**TO BE DONE**. Write out each line that follows exactly as it stands, without the pictures.

**AVAILABLE DATA**.
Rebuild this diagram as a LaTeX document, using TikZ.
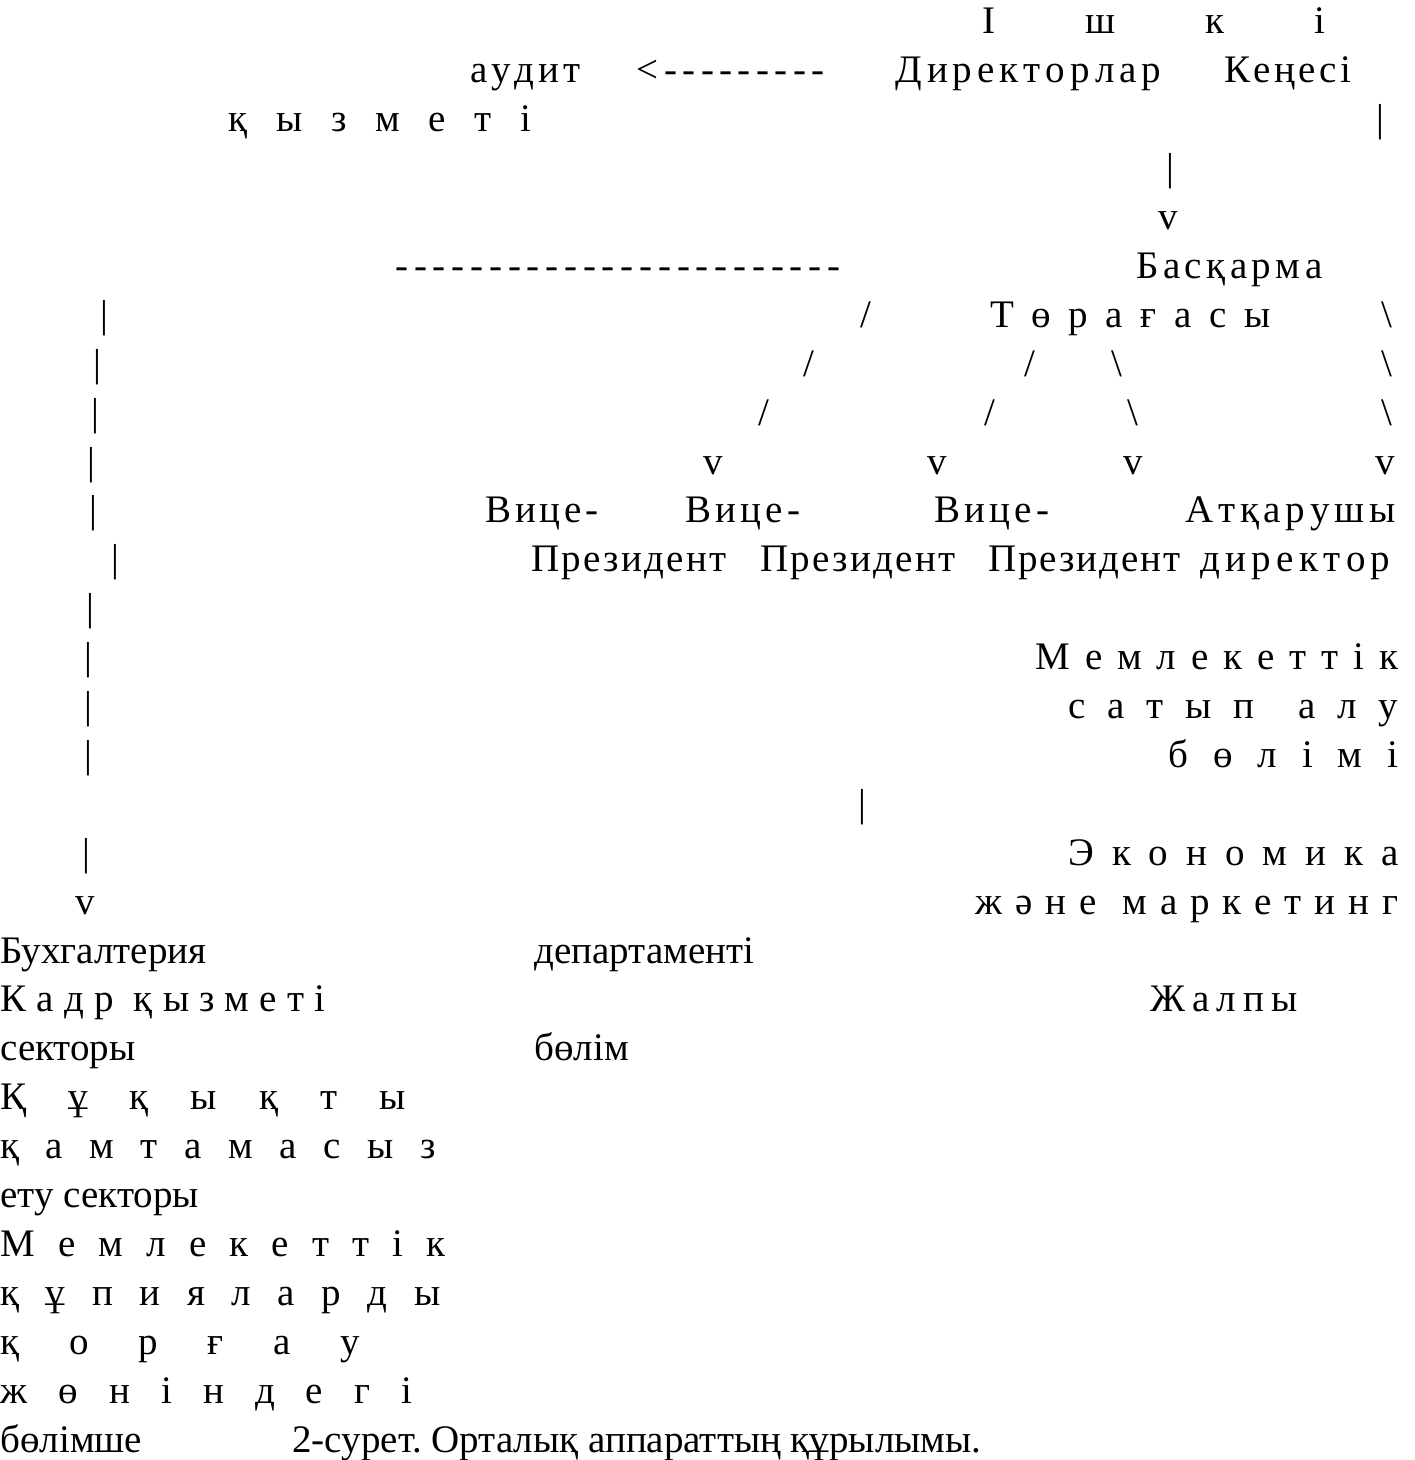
\documentclass[tikz,border=0pt]{standalone}
\usepackage{fontspec}
\setmainfont{Liberation Serif}[Ligatures=TeXOff]
\usepackage{tikz}
\newlength\px
\setlength\px{0.5pt}
\newcommand\fs{\fontsize{19.5pt}{24pt}\selectfont}
\newcommand\ls[2]{\makebox[#1\px][s]{\lsfirst#2\relax}}
\def\lsfirst#1{#1\lsrest}
\def\lsrest#1{\ifx#1\relax\else\hfill#1\expandafter\lsrest\fi}
\newcommand\wg{}
\frenchspacing

\begin{document}
\begin{tikzpicture}[x=0.5pt, y=-24.45pt,
		txt/.style={anchor=base west, inner sep=0pt, font=\fs},
		sym/.style={anchor=base, inner sep=0pt, font=\fs}
		]
		\useasboundingbox (0,0.305) rectangle (1415,30.162);
		\node[txt] (ishki) at (982,1) {\ls{343}{Ішкі}};
		\node[txt] (audit) at (470,2) {\ls{110}{аудит}};
		\node[txt] (lt) at (636,2) {<};
		\node[txt] (dashA) at (664,2) {\ls{160}{---------}};
		\node[txt] (direk) at (895,2) {\ls{266}{Директорлар}};
		\node[txt] (kenes) at (1224,2) {\ls{127}{Кеңесі}};
		\node[txt] (kyzm) at (228,3) {\ls{303}{қызметі}};
		\node[sym] (barA) at (1380,3) {|};
		\node[sym] (barB) at (1170,4) {|};
		\node[sym] (vB) at (1168,5) {v};
		\node[txt] (dashB) at (395,6) {\ls{445}{------------------------}};
		\node[txt] (bask) at (1136,6) {\ls{186}{Басқарма}};
		\node[sym] (l7) at (104,7) {|};
		\node[sym] (s7) at (866,7) {/};
		\node[txt] (torag) at (990,7) {\ls{280}{Төрағасы}};
		\node[sym] (b7) at (1387,7) {\textbackslash};
		\node[sym] (l8) at (97,8) {|};
		\node[sym] (s8a) at (809,8) {/};
		\node[sym] (s8b) at (1030,8) {/};
		\node[sym] (b8a) at (1117,8) {\textbackslash};
		\node[sym] (b8b) at (1387,8) {\textbackslash};
		\node[sym] (l9) at (95,9) {|};
		\node[sym] (s9a) at (764,9) {/};
		\node[sym] (s9b) at (990,9) {/};
		\node[sym] (b9a) at (1133,9) {\textbackslash};
		\node[sym] (b9b) at (1387,9) {\textbackslash};
		\node[sym] (l10) at (91,10) {|};
		\node[sym] (v10a) at (713,10) {v};
		\node[sym] (v10b) at (937,10) {v};
		\node[sym] (v10c) at (1133,10) {v};
		\node[sym] (v10d) at (1385,10) {v};
		\node[sym] (l11) at (93,11) {|};
		\node[txt] (vice1) at (485,11) {\ls{113}{Вице-}};
		\node[txt] (vice2) at (685,11) {\ls{115}{Вице-}};
		\node[txt] (vice3) at (934,11) {\ls{115}{Вице-}};
		\node[txt] (atkar) at (1185,11) {\ls{210}{Атқарушы}};
		\node[sym] (l12) at (115,12) {|};
		\node[txt] (pres1) at (531,12) {\ls{195}{Президент}};
		\node[txt] (pres2) at (760,12) {\ls{195}{Президент}};
		\node[txt] (pres3) at (988,12) {\ls{192}{Президент}};
		\node[txt] (direkt) at (1200,12) {\ls{190}{директор}};
		\node[sym] (l13) at (90,13) {|};
		\node[sym] (l14) at (88,14) {|};
		\node[txt] (meml) at (1035,14) {\ls{363}{Мемлекеттік}};
		\node[sym] (l15) at (88,15) {|};
		\node[txt] (satyp) at (1068,15) {\ls{330}{сатып\wg алу}};
		\node[sym] (l16) at (88,16) {|};
		\node[txt] (bolimi) at (1168,16) {\ls{230}{бөлімі}};
		\node[sym] (m17) at (862,17) {|};
		\node[sym] (l18) at (86,18) {|};
		\node[txt] (ekon) at (1068,18) {\ls{330}{Экономика}};
		\node[sym] (v19) at (85,19) {v};
		\node[txt] (market) at (975,19) {\ls{423}{және\wg маркетинг}};
		\node[txt] (buh) at (0,20) {Бухгалтерия};
		\node[txt] (depart) at (534,20) {департаменті};
		\node[txt] (kadr) at (0,21) {\ls{325}{Кадр\wg қызметі}};
		\node[txt] (zhalpy) at (1150,21) {\ls{147}{Жалпы}};
		\node[txt] (sekt1) at (0,22) {секторы};
		\node[txt] (bolim) at (534,22) {бөлім};
		\node[txt] (kuk) at (0,23) {\ls{405}{Құқықты}};
		\node[txt] (kamt) at (0,24) {\ls{435}{қамтамасыз}};
		\node[txt] (sekt2) at (0,25) {ету секторы};
		\node[txt] (meml2) at (0,26) {\ls{445}{Мемлекеттік}};
		\node[txt] (kup) at (0,27) {\ls{440}{құпияларды}};
		\node[txt] (korg) at (0,28) {\ls{360}{қорғау}};
		\node[txt] (zhon) at (0,29) {\ls{412}{жөніндегі}};
		\node[txt] (bolimshe) at (0,30) {бөлімше};
		\node[txt] (caption) at (292,30) {2-сурет. Орталық аппараттың құрылымы.};
	\end{tikzpicture}
\end{document}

**WRITTEN REPLY**.
Rebuild this diagram as a LaTeX document, using TikZ.
\documentclass[tikz,border=0pt]{standalone}
\usepackage{fontspec}
\setmainfont{Liberation Serif}[Ligatures=TeXOff]
\usepackage{tikz}
\newlength\px
\setlength\px{0.5pt}
\newcommand\fs{\fontsize{19.5pt}{24pt}\selectfont}
\newcommand\ls[2]{\makebox[#1\px][s]{\lsfirst#2\relax}}
\def\lsfirst#1{#1\lsrest}
\def\lsrest#1{\ifx#1\relax\else\hfill#1\expandafter\lsrest\fi}
\newcommand\wg{}
\frenchspacing

\begin{document}
\begin{tikzpicture}[x=0.5pt, y=-24.45pt,
		txt/.style={anchor=base west, inner sep=0pt, font=\fs},
		sym/.style={anchor=base, inner sep=0pt, font=\fs}
		]
		\useasboundingbox (0,0.305) rectangle (1415,30.162);
		\node[txt] (ishki) at (982,1) {\ls{343}{Ішкі}};
		\node[txt] (audit) at (470,2) {\ls{110}{аудит}};
		\node[txt] (lt) at (636,2) {<};
		\node[txt] (dashA) at (664,2) {\ls{160}{---------}};
		\node[txt] (direk) at (895,2) {\ls{266}{Директорлар}};
		\node[txt] (kenes) at (1224,2) {\ls{127}{Кеңесі}};
		\node[txt] (kyzm) at (228,3) {\ls{303}{қызметі}};
		\node[sym] (barA) at (1380,3) {|};
		\node[sym] (barB) at (1170,4) {|};
		\node[sym] (vB) at (1168,5) {v};
		\node[txt] (dashB) at (395,6) {\ls{445}{------------------------}};
		\node[txt] (bask) at (1136,6) {\ls{186}{Басқарма}};
		\node[sym] (l7) at (104,7) {|};
		\node[sym] (s7) at (866,7) {/};
		\node[txt] (torag) at (990,7) {\ls{280}{Төрағасы}};
		\node[sym] (b7) at (1387,7) {\textbackslash};
		\node[sym] (l8) at (97,8) {|};
		\node[sym] (s8a) at (809,8) {/};
		\node[sym] (s8b) at (1030,8) {/};
		\node[sym] (b8a) at (1117,8) {\textbackslash};
		\node[sym] (b8b) at (1387,8) {\textbackslash};
		\node[sym] (l9) at (95,9) {|};
		\node[sym] (s9a) at (764,9) {/};
		\node[sym] (s9b) at (990,9) {/};
		\node[sym] (b9a) at (1133,9) {\textbackslash};
		\node[sym] (b9b) at (1387,9) {\textbackslash};
		\node[sym] (l10) at (91,10) {|};
		\node[sym] (v10a) at (713,10) {v};
		\node[sym] (v10b) at (937,10) {v};
		\node[sym] (v10c) at (1133,10) {v};
		\node[sym] (v10d) at (1385,10) {v};
		\node[sym] (l11) at (93,11) {|};
		\node[txt] (vice1) at (485,11) {\ls{113}{Вице-}};
		\node[txt] (vice2) at (685,11) {\ls{115}{Вице-}};
		\node[txt] (vice3) at (934,11) {\ls{115}{Вице-}};
		\node[txt] (atkar) at (1185,11) {\ls{210}{Атқарушы}};
		\node[sym] (l12) at (115,12) {|};
		\node[txt] (pres1) at (531,12) {\ls{195}{Президент}};
		\node[txt] (pres2) at (760,12) {\ls{195}{Президент}};
		\node[txt] (pres3) at (988,12) {\ls{192}{Президент}};
		\node[txt] (direkt) at (1200,12) {\ls{190}{директор}};
		\node[sym] (l13) at (90,13) {|};
		\node[sym] (l14) at (88,14) {|};
		\node[txt] (meml) at (1035,14) {\ls{363}{Мемлекеттік}};
		\node[sym] (l15) at (88,15) {|};
		\node[txt] (satyp) at (1068,15) {\ls{330}{сатып\wg алу}};
		\node[sym] (l16) at (88,16) {|};
		\node[txt] (bolimi) at (1168,16) {\ls{230}{бөлімі}};
		\node[sym] (m17) at (862,17) {|};
		\node[sym] (l18) at (86,18) {|};
		\node[txt] (ekon) at (1068,18) {\ls{330}{Экономика}};
		\node[sym] (v19) at (85,19) {v};
		\node[txt] (market) at (975,19) {\ls{423}{және\wg маркетинг}};
		\node[txt] (buh) at (0,20) {Бухгалтерия};
		\node[txt] (depart) at (534,20) {департаменті};
		\node[txt] (kadr) at (0,21) {\ls{325}{Кадр\wg қызметі}};
		\node[txt] (zhalpy) at (1150,21) {\ls{147}{Жалпы}};
		\node[txt] (sekt1) at (0,22) {секторы};
		\node[txt] (bolim) at (534,22) {бөлім};
		\node[txt] (kuk) at (0,23) {\ls{405}{Құқықты}};
		\node[txt] (kamt) at (0,24) {\ls{435}{қамтамасыз}};
		\node[txt] (sekt2) at (0,25) {ету секторы};
		\node[txt] (meml2) at (0,26) {\ls{445}{Мемлекеттік}};
		\node[txt] (kup) at (0,27) {\ls{440}{құпияларды}};
		\node[txt] (korg) at (0,28) {\ls{360}{қорғау}};
		\node[txt] (zhon) at (0,29) {\ls{412}{жөніндегі}};
		\node[txt] (bolimshe) at (0,30) {бөлімше};
		\node[txt] (caption) at (292,30) {2-сурет. Орталық аппараттың құрылымы.};
	\end{tikzpicture}
\end{document}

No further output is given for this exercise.